### Stated goal
Take the lines from the head of the listing through the one bearing "tickfont=font, automargin=False)" and copy them exactly, leaving every picture out.

### Supplied material
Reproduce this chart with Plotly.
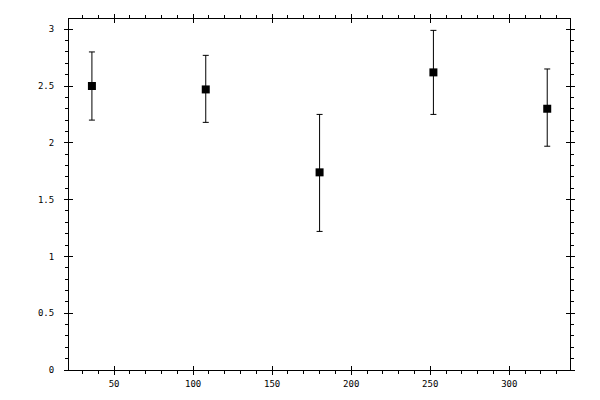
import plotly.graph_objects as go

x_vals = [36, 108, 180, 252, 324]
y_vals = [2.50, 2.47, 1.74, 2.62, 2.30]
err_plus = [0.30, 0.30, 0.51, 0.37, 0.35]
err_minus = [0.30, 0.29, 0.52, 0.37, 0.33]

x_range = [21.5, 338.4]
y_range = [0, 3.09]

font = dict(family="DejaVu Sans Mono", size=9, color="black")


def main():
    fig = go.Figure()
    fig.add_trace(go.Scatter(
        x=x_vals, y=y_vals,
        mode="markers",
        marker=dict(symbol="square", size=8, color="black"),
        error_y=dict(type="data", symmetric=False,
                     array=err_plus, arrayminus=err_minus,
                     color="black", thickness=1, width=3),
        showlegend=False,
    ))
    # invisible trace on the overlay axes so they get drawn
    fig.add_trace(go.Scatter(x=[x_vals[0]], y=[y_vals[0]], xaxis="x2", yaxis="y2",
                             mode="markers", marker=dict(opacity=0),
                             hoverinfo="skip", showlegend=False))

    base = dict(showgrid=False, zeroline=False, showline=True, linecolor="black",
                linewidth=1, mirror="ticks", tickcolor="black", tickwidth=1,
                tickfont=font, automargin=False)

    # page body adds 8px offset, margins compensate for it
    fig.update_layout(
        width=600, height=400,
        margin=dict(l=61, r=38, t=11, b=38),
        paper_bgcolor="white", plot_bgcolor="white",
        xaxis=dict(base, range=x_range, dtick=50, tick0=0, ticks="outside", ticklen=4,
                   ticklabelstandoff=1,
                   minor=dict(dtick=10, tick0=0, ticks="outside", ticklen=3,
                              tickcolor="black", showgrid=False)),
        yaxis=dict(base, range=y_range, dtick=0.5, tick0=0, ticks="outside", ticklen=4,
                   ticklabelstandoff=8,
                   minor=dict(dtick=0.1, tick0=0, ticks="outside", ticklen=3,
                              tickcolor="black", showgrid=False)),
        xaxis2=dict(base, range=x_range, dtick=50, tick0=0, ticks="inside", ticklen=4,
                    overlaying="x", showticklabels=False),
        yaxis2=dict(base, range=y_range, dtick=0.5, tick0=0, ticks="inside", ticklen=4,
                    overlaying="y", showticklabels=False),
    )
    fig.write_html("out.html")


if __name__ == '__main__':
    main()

### Exercise result
Reproduce this chart with Plotly.
import plotly.graph_objects as go

x_vals = [36, 108, 180, 252, 324]
y_vals = [2.50, 2.47, 1.74, 2.62, 2.30]
err_plus = [0.30, 0.30, 0.51, 0.37, 0.35]
err_minus = [0.30, 0.29, 0.52, 0.37, 0.33]

x_range = [21.5, 338.4]
y_range = [0, 3.09]

font = dict(family="DejaVu Sans Mono", size=9, color="black")


def main():
    fig = go.Figure()
    fig.add_trace(go.Scatter(
        x=x_vals, y=y_vals,
        mode="markers",
        marker=dict(symbol="square", size=8, color="black"),
        error_y=dict(type="data", symmetric=False,
                     array=err_plus, arrayminus=err_minus,
                     color="black", thickness=1, width=3),
        showlegend=False,
    ))
    # invisible trace on the overlay axes so they get drawn
    fig.add_trace(go.Scatter(x=[x_vals[0]], y=[y_vals[0]], xaxis="x2", yaxis="y2",
                             mode="markers", marker=dict(opacity=0),
                             hoverinfo="skip", showlegend=False))

    base = dict(showgrid=False, zeroline=False, showline=True, linecolor="black",
                linewidth=1, mirror="ticks", tickcolor="black", tickwidth=1,
                tickfont=font, automargin=False)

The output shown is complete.